■ Exercise requirements ■
Go through the material below and copy all lines with "this".

■ Excerpted records ■
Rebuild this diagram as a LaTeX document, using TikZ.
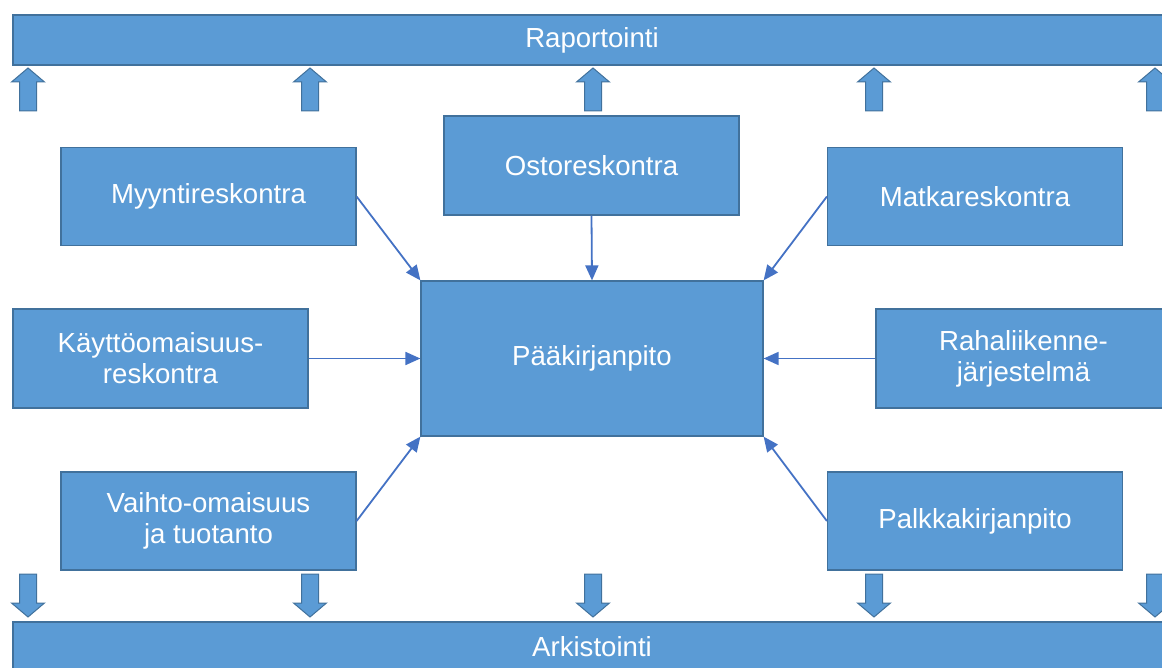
\documentclass[tikz,border=0pt]{standalone}
\usepackage{fontspec}
\setmainfont{Liberation Sans}
\usetikzlibrary{arrows.meta}
\definecolor{boxfill}{HTML}{5B9BD5}
\definecolor{boxline}{HTML}{41719C}
\definecolor{linkblue}{HTML}{4472C4}
\tikzset{
  box/.style={draw=boxline, fill=boxfill, line width=1.2pt, text=white, align=center,
    minimum width=295pt, minimum height=98pt, inner sep=0pt, font=\fontsize{27.6}{31}\selectfont},
  bar/.style={box, minimum width=1158pt, minimum height=50pt},
  link/.style={draw=linkblue, line width=1.8pt, -{Triangle[length=15pt,width=13pt]}},
  blockarrow/.style={draw=boxline, fill=boxfill, line width=1pt}
}
\begin{document}
\begin{tikzpicture}[x=1pt, y=-1pt]
    \useasboundingbox (0,0) rectangle (1162,668);
    \clip (0,0) rectangle (1162,668);

    \node[bar] (raport) at (592,40) {Raportointi};
    \node[bar] (arkisto) at (592,647) {Arkistointi};

    \node[box, minimum height=99pt] (osto) at (591.5,165.5) {Ostoreskontra};
    \node[box] (myynti) at (208.5,196.5) {Myyntireskontra};
    \node[box] (matka) at (975,196.5) {Matkareskontra};
    \node[box, minimum width=342pt, minimum height=155pt] (paa) at (592,358.5) {Pääkirjanpito};
    \node[box, minimum height=99pt] (kaytto) at (160.5,358.5) {Käyttöomaisuus-\\reskontra};
    \node[box, minimum height=99pt] (raha) at (1023.5,358.5) {Rahaliikenne-\\järjestelmä};
    \node[box] (vaihto) at (208.5,521) {Vaihto-omaisuus\\ja tuotanto};
    \node[box] (palkka) at (975,521) {Palkkakirjanpito};

    \draw[link] (myynti.east) -- (paa.north west);
    \draw[link] (osto.south) -- (paa.north);
    \draw[link] (matka.west) -- (paa.north east);
    \draw[link] (kaytto.east) -- (paa.west);
    \draw[link] (raha.west) -- (paa.east);
    \draw[link] (vaihto.east) -- (paa.south west);
    \draw[link] (palkka.west) -- (paa.south east);

    % block arrows up to the report bar and down to the archive bar
    \foreach \cx in {28,310,593,874,1155} {
        \draw[blockarrow] (\cx-8.5,111) -- (\cx-8.5,82) -- (\cx-16.5,82) -- (\cx,68)
            -- (\cx+16.5,82) -- (\cx+8.5,82) -- (\cx+8.5,111) -- cycle;
        \draw[blockarrow] (\cx-8.5,574) -- (\cx-8.5,603) -- (\cx-16.5,603) -- (\cx,617)
            -- (\cx+16.5,603) -- (\cx+8.5,603) -- (\cx+8.5,574) -- cycle;
    }
\end{tikzpicture}
\end{document}
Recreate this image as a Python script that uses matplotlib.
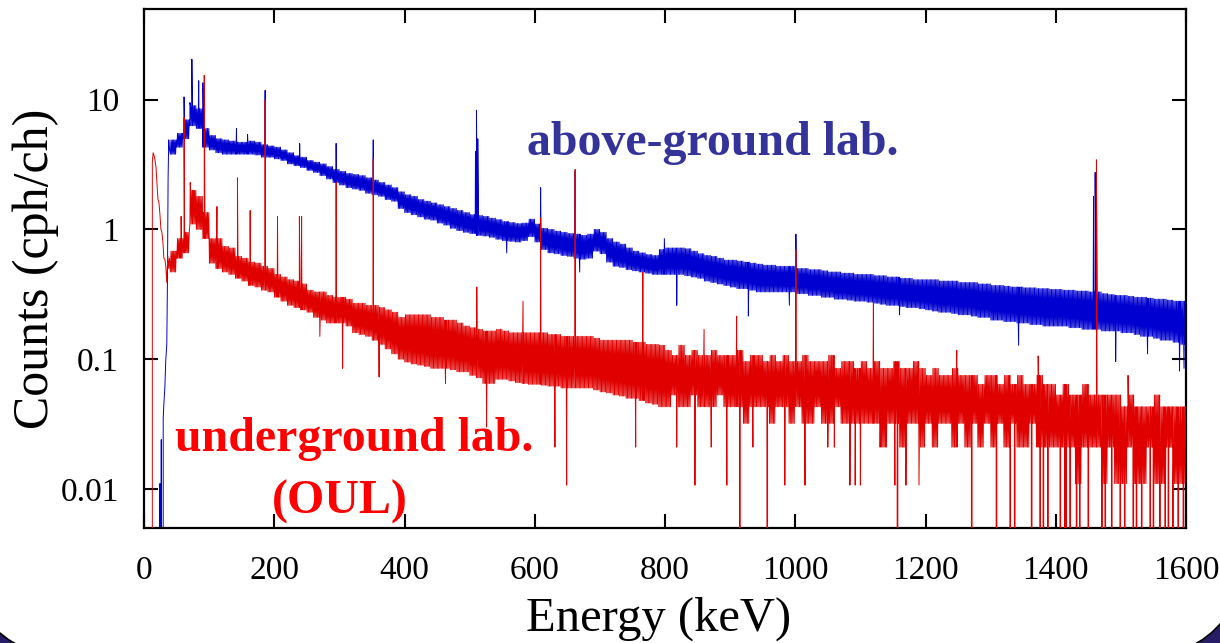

■ Output ■
Rebuild this diagram as a LaTeX document, using TikZ.
Recreate this image as a Python script that uses matplotlib.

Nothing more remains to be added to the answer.